§ **DIRECTION**:
Set down, word for word, only the lines from the start of the records through the line bearing "const ticksB4 = [0, 100, 200, 300, 400];"; include no pictures.

(Dataset records)
—————

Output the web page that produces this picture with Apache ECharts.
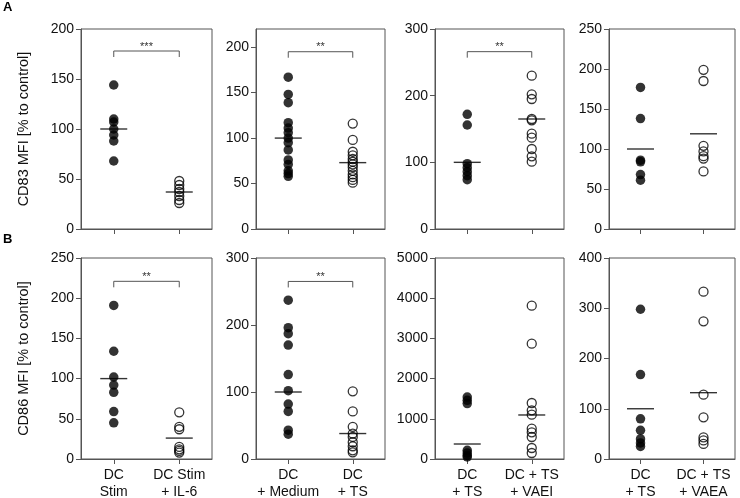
<!DOCTYPE html>
<html>
<head>
<meta charset="utf-8">
<script src="https://cdn.jsdelivr.net/npm/echarts@6/dist/echarts.min.js"></script>
<style>html,body{margin:0;padding:0;background:#fff}#c{width:740px;height:498px}</style>
</head>
<body>
<div id="c"></div>
<script>
// ---------- DATA ----------
const catsA1 = ['DC\nStim', 'DC Stim\n+ IL-6'];
const catsA2 = ['DC\n+ Medium', 'DC\n+ TS'];
const catsA3 = ['DC\n+ TS', 'DC + TS\n+ VAEI'];
const catsA4 = ['DC\n+ TS', 'DC + TS\n+ VAEA'];

// Row A: CD83
const a1Filled = [144, 110, 107, 100, 94, 88, 68];
const a1Open = [48, 44, 40, 37, 33, 29, 26];
const a1Means = [100, 37];
const a2Filled = [167, 148, 139, 117, 111, 106, 100, 95, 87, 76, 71, 64, 61, 58];
const a2Open = [116, 98, 85, 81, 77, 74, 71, 68, 64, 60, 57, 54, 51];
const a2Means = [100, 73];
const a3Filled = [172, 156, 98, 92, 86, 80, 74];
const a3Open = [230, 202, 195, 165, 163, 143, 137, 120, 109, 101];
const a3Means = [100, 165];
const a4Filled = [177, 138, 86, 84, 68, 61];
const a4Open = [199, 185, 104, 97, 91, 88, 72];
const a4Means = [100, 119];

// Row B: CD86
const b1Filled = [191, 134, 102, 92, 83, 59, 45];
const b1Open = [58, 40, 37, 15, 12, 10, 8];
const b1Means = [100, 26];
const b2Filled = [237, 196, 187, 170, 126, 102, 82, 71, 43, 37];
const b2Open = [101, 71, 48, 38, 33, 25, 19, 13, 10];
const b2Means = [100, 38];
const b3Filled = [1540, 1460, 1380, 216, 150, 90, 50];
const b3Open = [3814, 2869, 1393, 1211, 1103, 755, 663, 547, 274, 149];
const b3Means = [373, 1095];
const b4Filled = [298, 168, 80, 57, 40, 32, 25];
const b4Open = [333, 274, 128, 83, 43, 37, 30];
const b4Means = [100, 132];

// Axis ranges and tick labels
const yMaxA = [200, 220, 300, 250];
const yMaxB = [250, 300, 5000, 400];
const ticksA1 = [0, 50, 100, 150, 200];
const ticksA2 = [0, 50, 100, 150, 200];
const ticksA3 = [0, 100, 200, 300];
const ticksA4 = [0, 50, 100, 150, 200, 250];
const ticksB1 = [0, 50, 100, 150, 200, 250];
const ticksB2 = [0, 100, 200, 300];
const ticksB3 = [0, 1000, 2000, 3000, 4000, 5000];
const ticksB4 = [0, 100, 200, 300, 400];

// Significance brackets (value level, label); null = none
const sigA = [[178, '***'], [195, '**'], [266, '**'], null];
const sigB = [[221, '**'], [265, '**'], null, null];

const yNameA = 'CD83 MFI [% to control]';
const yNameB = 'CD86 MFI [% to control]';

// ---------- LAYOUT ----------
const FONT = 'Liberation Sans, Arial, Helvetica, sans-serif';
const lefts = [81, 256, 435, 609];
const widths = [131, 129, 129, 126];
const rows = [{top: 29, height: 200}, {top: 258, height: 201}];

const panels = [
  {cats: catsA1, f: a1Filled, o: a1Open, m: a1Means, max: yMaxA[0], ticks: ticksA1, sig: sigA[0], row: 0, col: 0, name: yNameA},
  {cats: catsA2, f: a2Filled, o: a2Open, m: a2Means, max: yMaxA[1], ticks: ticksA2, sig: sigA[1], row: 0, col: 1},
  {cats: catsA3, f: a3Filled, o: a3Open, m: a3Means, max: yMaxA[2], ticks: ticksA3, sig: sigA[2], row: 0, col: 2},
  {cats: catsA4, f: a4Filled, o: a4Open, m: a4Means, max: yMaxA[3], ticks: ticksA4, sig: sigA[3], row: 0, col: 3},
  {cats: catsA1, f: b1Filled, o: b1Open, m: b1Means, max: yMaxB[0], ticks: ticksB1, sig: sigB[0], row: 1, col: 0, name: yNameB},
  {cats: catsA2, f: b2Filled, o: b2Open, m: b2Means, max: yMaxB[1], ticks: ticksB2, sig: sigB[1], row: 1, col: 1},
  {cats: catsA3, f: b3Filled, o: b3Open, m: b3Means, max: yMaxB[2], ticks: ticksB3, sig: sigB[2], row: 1, col: 2},
  {cats: catsA4, f: b4Filled, o: b4Open, m: b4Means, max: yMaxB[3], ticks: ticksB4, sig: sigB[3], row: 1, col: 3}
];

const AX = '#555';
const grid = [], xAxis = [], yAxis = [], series = [];

panels.forEach((p, i) => {
  grid.push({left: lefts[p.col], width: widths[p.col], top: rows[p.row].top, height: rows[p.row].height,
    containLabel: false, outerBoundsMode: 'none',
    show: true, borderColor: AX, borderWidth: 1, backgroundColor: 'transparent'});
  xAxis.push({type: 'category', gridIndex: i, data: p.cats, boundaryGap: true,
    axisLine: {show: true, lineStyle: {color: AX, width: 1}},
    axisTick: {show: true, alignWithLabel: true, length: 5, lineStyle: {color: AX}},
    axisLabel: {show: p.row === 1, color: '#111', fontSize: 14, fontFamily: FONT, lineHeight: 17, margin: 8, interval: 0},
    splitLine: {show: false}});
  yAxis.push({type: 'value', gridIndex: i, min: 0, max: p.max,
    name: p.name || '', nameLocation: 'middle', nameGap: 50, nameRotate: 90,
    nameTextStyle: {color: '#111', fontSize: 14.5, fontFamily: FONT},
    axisLine: {show: true, lineStyle: {color: AX, width: 1}},
    axisTick: {show: true, length: 5, lineStyle: {color: AX}, customValues: p.ticks},
    axisLabel: {color: '#111', fontSize: 14, fontFamily: FONT, margin: 7, customValues: p.ticks,
      formatter: v => String(v)},
    splitLine: {show: false}});
  series.push({type: 'scatter', xAxisIndex: i, yAxisIndex: i, symbol: 'circle', symbolSize: 9.5,
    itemStyle: {color: '#000'}, data: p.f.map(v => [0, v]), z: 2});
  series.push({type: 'scatter', xAxisIndex: i, yAxisIndex: i, symbol: 'circle', symbolSize: 9,
    itemStyle: {color: 'rgba(255,255,255,0)', borderColor: '#000', borderWidth: 1.3}, data: p.o.map(v => [1, v]), z: 2});
  series.push({type: 'scatter', xAxisIndex: i, yAxisIndex: i, symbol: 'rect', symbolSize: [27, 1.4],
    itemStyle: {color: '#000'}, data: p.m.map((v, k) => [k, v]), z: 3});
  if (p.sig) {
    const stars = p.sig[1];
    series.push({type: 'custom', xAxisIndex: i, yAxisIndex: i, z: 4, data: [[0, p.sig[0]]],
      renderItem: (params, api) => {
        const v = api.value(1);
        const p0 = api.coord([0, v]);
        const p1 = api.coord([1, v]);
        return {type: 'group', children: [
          {type: 'polyline', shape: {points: [[p0[0], p0[1] + 6], [p0[0], p0[1]], [p1[0], p1[1]], [p1[0], p1[1] + 6]]},
            style: {stroke: AX, lineWidth: 1, fill: null}},
          {type: 'text', x: (p0[0] + p1[0]) / 2, y: p0[1] + 1,
            style: {text: stars, fontSize: 11, fontFamily: FONT, fill: '#333', align: 'center', verticalAlign: 'bottom'}}
        ]};
      }});
  }
});

const chart = echarts.init(document.getElementById('c'), null, {renderer: 'canvas'});
chart.setOption({
  animation: false,
  backgroundColor: '#fff',
  grid, xAxis, yAxis, series,
  graphic: [
    {type: 'text', left: 3, top: 1, style: {text: 'A', fontSize: 13, fontWeight: 'bold', fontFamily: FONT, fill: '#000'}},
    {type: 'text', left: 3, top: 233, style: {text: 'B', fontSize: 13, fontWeight: 'bold', fontFamily: FONT, fill: '#000'}}
  ]
});
</script>
</body>
</html>
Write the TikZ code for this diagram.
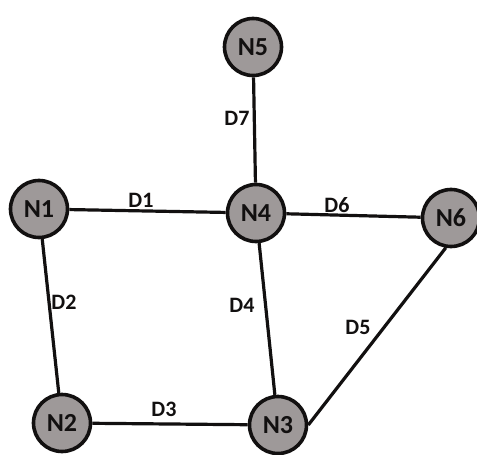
\documentclass[tikz,border=0pt]{standalone}
\usepackage{fontspec}
\setmainfont{Carlito}
\usetikzlibrary{positioning}

\definecolor{nodegray}{RGB}{158,153,153}
\definecolor{inkblack}{RGB}{18,16,16}

\begin{document}
\begin{tikzpicture}[x=1pt, y=-1pt,
		netnode/.style = {circle, draw=inkblack, line width=3.6pt, fill=nodegray, minimum size=57pt, inner sep=0pt, text=inkblack, font=\fontsize{26}{31}\selectfont\bfseries},
		linklabel/.style = {text=inkblack, inner sep=0pt, font=\fontsize{22}{26}\selectfont\bfseries},
		link/.style = {draw=inkblack, line width=3.2pt}]
			\useasboundingbox (0, 0) rectangle (477, 455);
			% stations
			\node[netnode] (n5) at (253, 47) {N5};
			\node[netnode] (n1) at (39, 209) {N1};
			\node[netnode] (n4) at (256, 213) {N4};
			\node[netnode] (n6) at (451, 218) {N6};
			\node[netnode] (n2) at (62, 423) {N2};
			\node[netnode] (n3) at (278, 425) {N3};
			% links
			\draw[link] (n1)--(n4);
			\draw[link] (n4)--(n6);
			\draw[link] (n5)--(n4);
			\draw[link] (n1)--(n2);
			\draw[link] (n4)--(n3);
			\draw[link] (n2)--(n3);
			\draw[link] (n3.east)--(n6.-100);
			% link names
			\node[linklabel] (d1) at (141, 200) {D1};
			\node[linklabel] (d2) at (64, 302) {D2};
			\node[linklabel] (d3) at (164, 409) {D3};
			\node[linklabel] (d4) at (242, 305) {D4};
			\node[linklabel] (d5) at (358, 327) {D5};
			\node[linklabel] (d6) at (337, 205) {D6};
			\node[linklabel] (d7) at (237, 118) {D7};
		\end{tikzpicture}
\end{document}
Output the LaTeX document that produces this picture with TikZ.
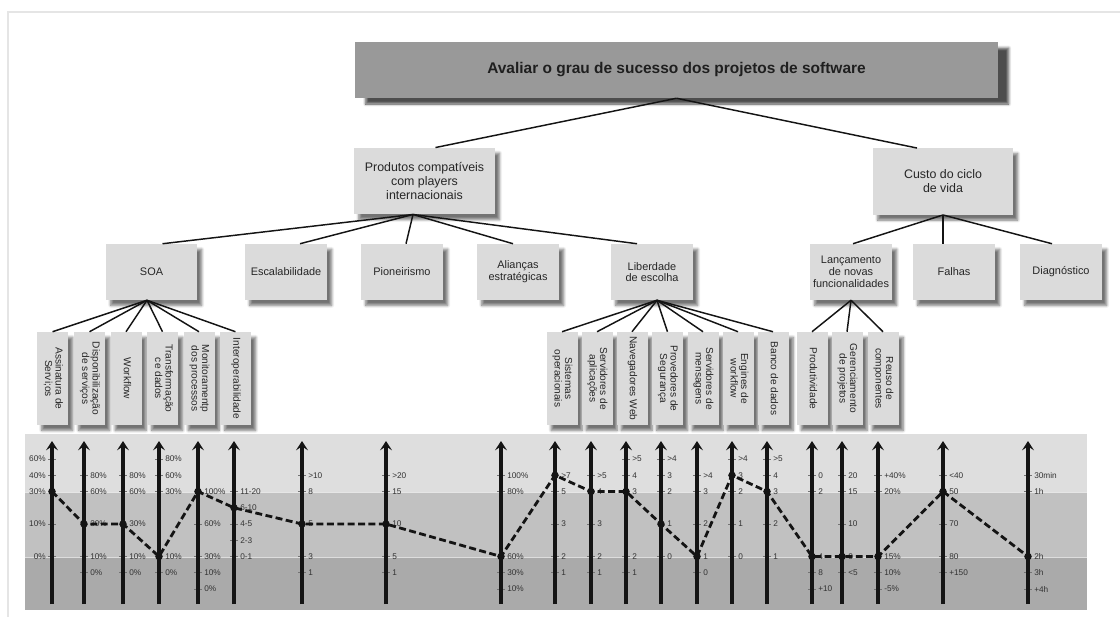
\documentclass[tikz,border=0pt]{standalone}
\usepackage{fontspec}
\setmainfont{Liberation Sans}
\usepackage{graphicx}
\usetikzlibrary{arrows.meta,calc,shadows.blur}

\definecolor{boxfill}{gray}{0.86}
\definecolor{rootfill}{gray}{0.6}
\definecolor{bandA}{gray}{0.87}
\definecolor{bandB}{gray}{0.755}
\definecolor{bandC}{gray}{0.665}
\definecolor{frameline}{gray}{0.9}
\definecolor{ink}{gray}{0.08}
\definecolor{labink}{gray}{0.2}
\definecolor{tickink}{gray}{0.45}

% vertical (top-to-bottom) text block for the narrow criteria boxes
\newcommand\vtext[1]{\rotatebox{-90}{\begin{tabular}{@{}c@{}}#1\end{tabular}}}

% one evaluation scale: #1 index, #2 x position, #3 label anchor, #4 label offset, #5 level/label list
\newcommand\scaleaxis[5]{%
  \coordinate (axb#1) at (#2,604);
  \coordinate (axt#1) at (#2,441);
  \foreach \lv/\tx in {#5} {
    \pgfmathsetmacro\yy{459+(\lv-1)*16.25}
    \draw[tickmark] (#2-4,\yy) -- (#2+4,\yy);
    \node[ticklabel, anchor=#3] (lab#1-\lv) at (#2+#4,\yy) {\tx};
  }
  \draw[axisline] (axb#1) -- (axt#1);
}

\tikzset{
  softshadow/.style={blur shadow={shadow xshift=3.5pt, shadow yshift=-4pt, shadow blur radius=2pt, shadow blur steps=6, shadow opacity=55}},
  rootbox/.style={fill=rootfill, minimum width=482.25pt, minimum height=42pt, inner sep=0pt,
     font=\fontsize{11.6}{13}\selectfont\bfseries, text=black!88,
     blur shadow={shadow xshift=8pt, shadow yshift=-4.5pt, shadow blur radius=2pt, shadow blur steps=6, shadow opacity=70}},
  bigbox/.style={fill=boxfill, softshadow, minimum width=105.5pt, minimum height=49.8pt, inner sep=0pt, align=center, font=\fontsize{9.3}{10.5}\selectfont, text=black!85},
  midbox/.style={fill=boxfill, softshadow, minimum width=61.5pt, minimum height=42pt, inner sep=0pt, align=center, font=\fontsize{8.2}{8.8}\selectfont, text=black!85},
  vbox/.style={fill=boxfill, softshadow, minimum width=23.25pt, minimum height=69.75pt, inner sep=0pt, font=\fontsize{7.6}{8}\selectfont, text=black!85},
  link/.style={draw=ink, line width=1.1pt},
  axisline/.style={draw=ink, line width=2.3pt, -{Stealth[length=7pt,width=9pt,inset=3pt]}},
  tickmark/.style={draw=tickink, line width=0.4pt},
  ticklabel/.style={font=\fontsize{6.2}{7}\selectfont, text=labink, inner sep=0pt},
  profile/.style={draw=ink, line width=2.1pt, dash pattern=on 5.2pt off 2.6pt},
  bandsep/.style={draw=white, opacity=0.6, line width=0.6pt},
}

\begin{document}
\begin{tikzpicture}[x=0.75pt, y=-0.75pt]
\useasboundingbox (0,0) rectangle (1120,617);

% page frame
\draw[frameline, line width=0.8pt] (8,617) -- (8,12) -- (1120,12);

% ---------------- tree of goals ----------------
\node[rootbox] (root) at (676.5,70) {Avaliar o grau de sucesso dos projetos de software};

\node[bigbox] (prod)  at (424.5,181)   {Produtos compatíveis\\com players\\internacionais};
\node[bigbox, minimum width=105pt] (custo) at (943,181.5) {Custo do ciclo\\de vida};

\node[midbox, minimum width=68.25pt] (soa) at (151.5,272) {SOA};
\node[midbox] (escal)  at (286,272)  {Escalabilidade};
\node[midbox] (pion)   at (402,272)  {Pioneirismo};
\node[midbox] (alian)  at (518,272)  {Alianças\\estratégicas};
\node[midbox] (lib)    at (652,272)  {Liberdade\\de escolha};
\node[midbox] (lanc)   at (851,272)  {Lançamento\\de novas\\funcionalidades};
\node[midbox] (falhas) at (954,272)  {Falhas};
\node[midbox] (diag)   at (1061,272) {Diagnóstico};

\node[vbox] (a1) at (52.5,378.5)  {\vtext{Assinatura de\\Servi;os}};
\node[vbox] (a2) at (89.5,378.5)  {\vtext{Disponibilização\\de serviços}};
\node[vbox] (a3) at (126,378.5)   {\vtext{Workflow}};
\node[vbox] (a4) at (162.5,378.5) {\vtext{Transformação\\ce dados}};
\node[vbox] (a5) at (199,378.5)   {\vtext{Monitoramentp\\dos processos}};
\node[vbox] (a6) at (235.5,378.5) {\vtext{Interoperabilidade}};

\node[vbox] (b1) at (562,378.5)   {\vtext{Sistemas\\operacionais}};
\node[vbox] (b2) at (597,378.5)   {\vtext{Servidores de\\aplicações}};
\node[vbox] (b3) at (632,378.5)   {\vtext{Navegadores Web}};
\node[vbox] (b4) at (667.5,378.5) {\vtext{Provedores de\\Segurança}};
\node[vbox] (b5) at (703,378.5)   {\vtext{Servidores de\\mensagens}};
\node[vbox] (b6) at (738,378.5)   {\vtext{Engines de\\workflow}};
\node[vbox] (b7) at (773,378.5)   {\vtext{Banco de dados}};

\node[vbox] (c1) at (812,378.5)   {\vtext{Produtividade}};
\node[vbox] (c2) at (847,378.5)   {\vtext{Gerenciamento\\de projetos}};
\node[vbox] (c3) at (883,378.5)   {\vtext{Reuso de\\componentes}};

% connectors
\draw[link] (root.south) -- ($(prod.north)+(11,0)$);
\draw[link] (root.south) -- ($(custo.north)+(-26,0)$);

\foreach \t/\d in {soa/11, escal/14, pion/4, alian/-5, lib/-15}
  \draw[link] ($(prod.south)+(-11.5,0)$) -- ($(\t.north)+(\d,0)$);

\draw[link] (custo.south) -- ($(lanc.north)+(2,0)$);
\draw[link] (custo.south) -- ($(falhas.north)+(-11,0)$);
\draw[link] (custo.south) -- ($(diag.north)+(-9,0)$);

\foreach \t in {a1,a2,a3,a4,a5,a6}
  \draw[link] ($(soa.south)+(-4.5,0)$) -- (\t.north);
\foreach \t in {b1,b2,b3,b4,b5,b6,b7}
  \draw[link] ($(lib.south)+(5,0)$) -- (\t.north);
\foreach \t in {c1,c2,c3}
  \draw[link] (lanc.south) -- (\t.north);

% ---------------- evaluation scales ----------------
\fill[bandA] (25,434) rectangle (1087,492);
\fill[bandB] (25,492) rectangle (1087,557);
\fill[bandC] (25,557) rectangle (1087,610);
\draw[bandsep] (25,492) -- (1087,492);
\draw[bandsep] (25,557) -- (1087,557);

\scaleaxis{1}{52}{east}{-6}{1/60\%,2/40\%,3/30\%,5/10\%,7/0\%}
\scaleaxis{2}{84}{west}{6}{2/80\%,3/60\%,5/30\%,7/10\%,8/0\%}
\scaleaxis{3}{123}{west}{6}{2/80\%,3/60\%,5/30\%,7/10\%,8/0\%}
\scaleaxis{4}{159}{west}{6}{1/80\%,2/60\%,3/30\%,7/10\%,8/0\%}
\scaleaxis{5}{198}{west}{6}{3/100\%,5/60\%,7/30\%,8/10\%,9/0\%}
\scaleaxis{6}{234}{west}{6}{3/11-20,4/6-10,5/4-5,6/2-3,7/0-1}
\scaleaxis{7}{302}{west}{6}{2/>10,3/8,5/5,7/3,8/1}
\scaleaxis{8}{386}{west}{6}{2/>20,3/15,5/10,7/5,8/1}
\scaleaxis{9}{501}{west}{6}{2/100\%,3/80\%,7/60\%,8/30\%,9/10\%}
\scaleaxis{10}{555}{west}{6}{2/>7,3/5,5/3,7/2,8/1}
\scaleaxis{11}{591}{west}{6}{2/>5,3/4,5/3,7/2,8/1}
\scaleaxis{12}{626}{west}{6}{1/>5,2/4,3/3,7/2,8/1}
\scaleaxis{13}{661}{west}{6}{1/>4,2/3,3/2,5/1,7/0}
\scaleaxis{14}{697}{west}{6}{2/>4,3/3,5/2,7/1,8/0}
\scaleaxis{15}{732}{west}{6}{1/>4,2/3,3/2,5/1,7/0}
\scaleaxis{16}{767}{west}{6}{1/>5,2/4,3/3,5/2,7/1}
\scaleaxis{17}{812}{west}{6}{2/0,3/2,7/4,8/8,9/+10}
\scaleaxis{18}{842}{west}{6}{2/20,3/15,5/10,7/0,8/<5}
\scaleaxis{19}{878}{west}{6}{2/+40\%,3/20\%,7/15\%,8/10\%,9/-5\%}
\scaleaxis{20}{943}{west}{6}{2/<40,3/50,5/70,7/80,8/+150}
\scaleaxis{21}{1028}{west}{6}{2/30min,3/1h,7/2h,8/3h,9/+4h}

% assessed profile
\foreach \ax/\lv [count=\i] in {52/3,84/5,123/5,159/7,198/3,234/4,302/5,386/5,501/7,
    555/2,591/3,626/3,661/5,697/7,732/2,767/3,812/7,842/7,878/7,943/3,1028/7}
  \coordinate (p\i) at (\ax,{459+(\lv-1)*16.25});

\draw[profile] (p1) \foreach \i in {2,...,21}{ -- (p\i)};
\foreach \i in {1,...,21} \fill[ink] (p\i) circle (2.8pt);

\end{tikzpicture}
\end{document}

—————

§ **SOLUTION FOR THIS TASK**:
Output the web page that produces this picture with Apache ECharts.
<!DOCTYPE html>
<html>
<head>
<meta charset="utf-8">
<script src="https://cdn.jsdelivr.net/npm/echarts@6/dist/echarts.min.js"></script>
<style>html,body{margin:0;padding:0;background:#fff}#c{width:740px;height:498px}</style>
</head>
<body>
<div id="c"></div>
<script>
// ---------- DATA ----------
const catsA1 = ['DC\nStim', 'DC Stim\n+ IL-6'];
const catsA2 = ['DC\n+ Medium', 'DC\n+ TS'];
const catsA3 = ['DC\n+ TS', 'DC + TS\n+ VAEI'];
const catsA4 = ['DC\n+ TS', 'DC + TS\n+ VAEA'];

// Row A: CD83
const a1Filled = [144, 110, 107, 100, 94, 88, 68];
const a1Open = [48, 44, 40, 37, 33, 29, 26];
const a1Means = [100, 37];
const a2Filled = [167, 148, 139, 117, 111, 106, 100, 95, 87, 76, 71, 64, 61, 58];
const a2Open = [116, 98, 85, 81, 77, 74, 71, 68, 64, 60, 57, 54, 51];
const a2Means = [100, 73];
const a3Filled = [172, 156, 98, 92, 86, 80, 74];
const a3Open = [230, 202, 195, 165, 163, 143, 137, 120, 109, 101];
const a3Means = [100, 165];
const a4Filled = [177, 138, 86, 84, 68, 61];
const a4Open = [199, 185, 104, 97, 91, 88, 72];
const a4Means = [100, 119];

// Row B: CD86
const b1Filled = [191, 134, 102, 92, 83, 59, 45];
const b1Open = [58, 40, 37, 15, 12, 10, 8];
const b1Means = [100, 26];
const b2Filled = [237, 196, 187, 170, 126, 102, 82, 71, 43, 37];
const b2Open = [101, 71, 48, 38, 33, 25, 19, 13, 10];
const b2Means = [100, 38];
const b3Filled = [1540, 1460, 1380, 216, 150, 90, 50];
const b3Open = [3814, 2869, 1393, 1211, 1103, 755, 663, 547, 274, 149];
const b3Means = [373, 1095];
const b4Filled = [298, 168, 80, 57, 40, 32, 25];
const b4Open = [333, 274, 128, 83, 43, 37, 30];
const b4Means = [100, 132];

// Axis ranges and tick labels
const yMaxA = [200, 220, 300, 250];
const yMaxB = [250, 300, 5000, 400];
const ticksA1 = [0, 50, 100, 150, 200];
const ticksA2 = [0, 50, 100, 150, 200];
const ticksA3 = [0, 100, 200, 300];
const ticksA4 = [0, 50, 100, 150, 200, 250];
const ticksB1 = [0, 50, 100, 150, 200, 250];
const ticksB2 = [0, 100, 200, 300];
const ticksB3 = [0, 1000, 2000, 3000, 4000, 5000];
const ticksB4 = [0, 100, 200, 300, 400];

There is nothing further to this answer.